WHAT THE EXERCISE ASKS: Transcribe the data in full and exactly, omitting any pictures.

MATERIAL PROVIDED:

----

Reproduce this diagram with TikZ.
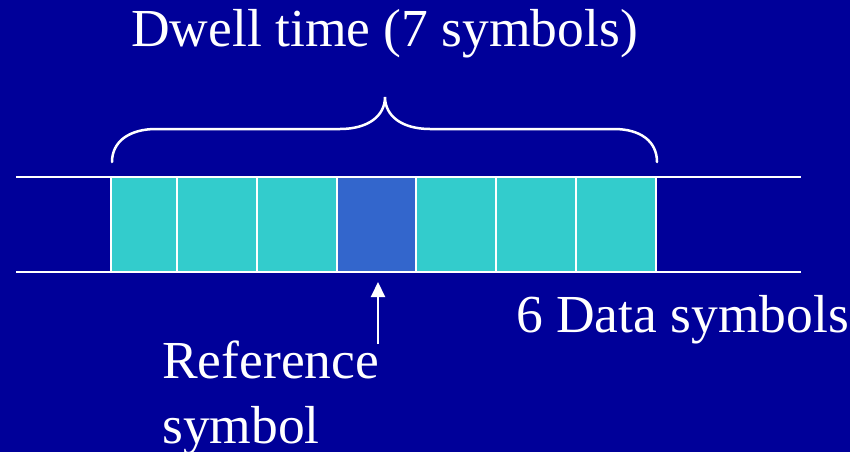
\documentclass[tikz,border=0pt]{standalone}
\usepackage{fontspec}
\setmainfont{Liberation Serif}
\usetikzlibrary{arrows.meta}
\definecolor{bgblue}{HTML}{000099}
\definecolor{datacyan}{HTML}{33CCCC}
\definecolor{refblue}{HTML}{3366CC}
\begin{document}
\begin{tikzpicture}[x=1pt,y=-1pt,
  symbox/.style={draw=white,line width=2.5pt,minimum height=95pt,inner sep=0pt,outer sep=0pt,anchor=north west},
  datasym/.style={symbox,fill=datacyan},
  refsym/.style={symbox,fill=refblue},
  label/.style={text=white,font=\fontsize{53.5}{64}\selectfont,inner sep=0pt,anchor=base west},
  wire/.style={draw=white,line width=2.5pt},
]
\fill[bgblue] (0,0) rectangle (850,452);
\useasboundingbox (0,0) rectangle (850,452);

% channel lines
\coordinate (tl) at (16,177);
\coordinate (tr) at (801,177);
\coordinate (bl) at (16,272);
\coordinate (br) at (801,272);
\draw[wire] (tl) -- (tr);
\draw[wire] (bl) -- (br);

% symbol slots
\node[datasym,minimum width=66pt] (s1) at (111,177) {};
\node[datasym,minimum width=80pt] (s2) at (177,177) {};
\node[datasym,minimum width=80pt] (s3) at (257,177) {};
\node[refsym, minimum width=79pt] (s4) at (337,177) {};
\node[datasym,minimum width=80pt] (s5) at (416,177) {};
\node[datasym,minimum width=80pt] (s6) at (496,177) {};
\node[datasym,minimum width=80pt] (s7) at (576,177) {};

% brace over the dwell time
\draw[wire,line cap=round]
  (112,162) .. controls (112,141) and (130,129) .. (156,129)
  -- (340,129) .. controls (368,129) and (385,116) .. (385,97)
  .. controls (385,116) and (402,129) .. (430,129)
  -- (614,129) .. controls (640,129) and (657,141) .. (657,162);

% labels
\node[label] (dwell) at (131,47) {Dwell time (7 symbols)};
\node[label] (data) at (516,332) {6 Data symbols};
\node[label] (ref1) at (162,378) {Reference};
\node[label] (ref2) at (162,443) {symbol};

% pointer to the reference symbol
\coordinate (arrtail) at (378,344);
\coordinate (arrhead) at (378,282);
\draw[wire,line width=2pt,-{Triangle[width=14pt,length=15pt]}] (arrtail) -- (arrhead);
\end{tikzpicture}
\end{document}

----

RESULT OF THIS EXERCISE:
Reproduce this diagram with TikZ.
\documentclass[tikz,border=0pt]{standalone}
\usepackage{fontspec}
\setmainfont{Liberation Serif}
\usetikzlibrary{arrows.meta}
\definecolor{bgblue}{HTML}{000099}
\definecolor{datacyan}{HTML}{33CCCC}
\definecolor{refblue}{HTML}{3366CC}
\begin{document}
\begin{tikzpicture}[x=1pt,y=-1pt,
  symbox/.style={draw=white,line width=2.5pt,minimum height=95pt,inner sep=0pt,outer sep=0pt,anchor=north west},
  datasym/.style={symbox,fill=datacyan},
  refsym/.style={symbox,fill=refblue},
  label/.style={text=white,font=\fontsize{53.5}{64}\selectfont,inner sep=0pt,anchor=base west},
  wire/.style={draw=white,line width=2.5pt},
]
\fill[bgblue] (0,0) rectangle (850,452);
\useasboundingbox (0,0) rectangle (850,452);

% channel lines
\coordinate (tl) at (16,177);
\coordinate (tr) at (801,177);
\coordinate (bl) at (16,272);
\coordinate (br) at (801,272);
\draw[wire] (tl) -- (tr);
\draw[wire] (bl) -- (br);

% symbol slots
\node[datasym,minimum width=66pt] (s1) at (111,177) {};
\node[datasym,minimum width=80pt] (s2) at (177,177) {};
\node[datasym,minimum width=80pt] (s3) at (257,177) {};
\node[refsym, minimum width=79pt] (s4) at (337,177) {};
\node[datasym,minimum width=80pt] (s5) at (416,177) {};
\node[datasym,minimum width=80pt] (s6) at (496,177) {};
\node[datasym,minimum width=80pt] (s7) at (576,177) {};

% brace over the dwell time
\draw[wire,line cap=round]
  (112,162) .. controls (112,141) and (130,129) .. (156,129)
  -- (340,129) .. controls (368,129) and (385,116) .. (385,97)
  .. controls (385,116) and (402,129) .. (430,129)
  -- (614,129) .. controls (640,129) and (657,141) .. (657,162);

% labels
\node[label] (dwell) at (131,47) {Dwell time (7 symbols)};
\node[label] (data) at (516,332) {6 Data symbols};
\node[label] (ref1) at (162,378) {Reference};
\node[label] (ref2) at (162,443) {symbol};

% pointer to the reference symbol
\coordinate (arrtail) at (378,344);
\coordinate (arrhead) at (378,282);
\draw[wire,line width=2pt,-{Triangle[width=14pt,length=15pt]}] (arrtail) -- (arrhead);
\end{tikzpicture}
\end{document}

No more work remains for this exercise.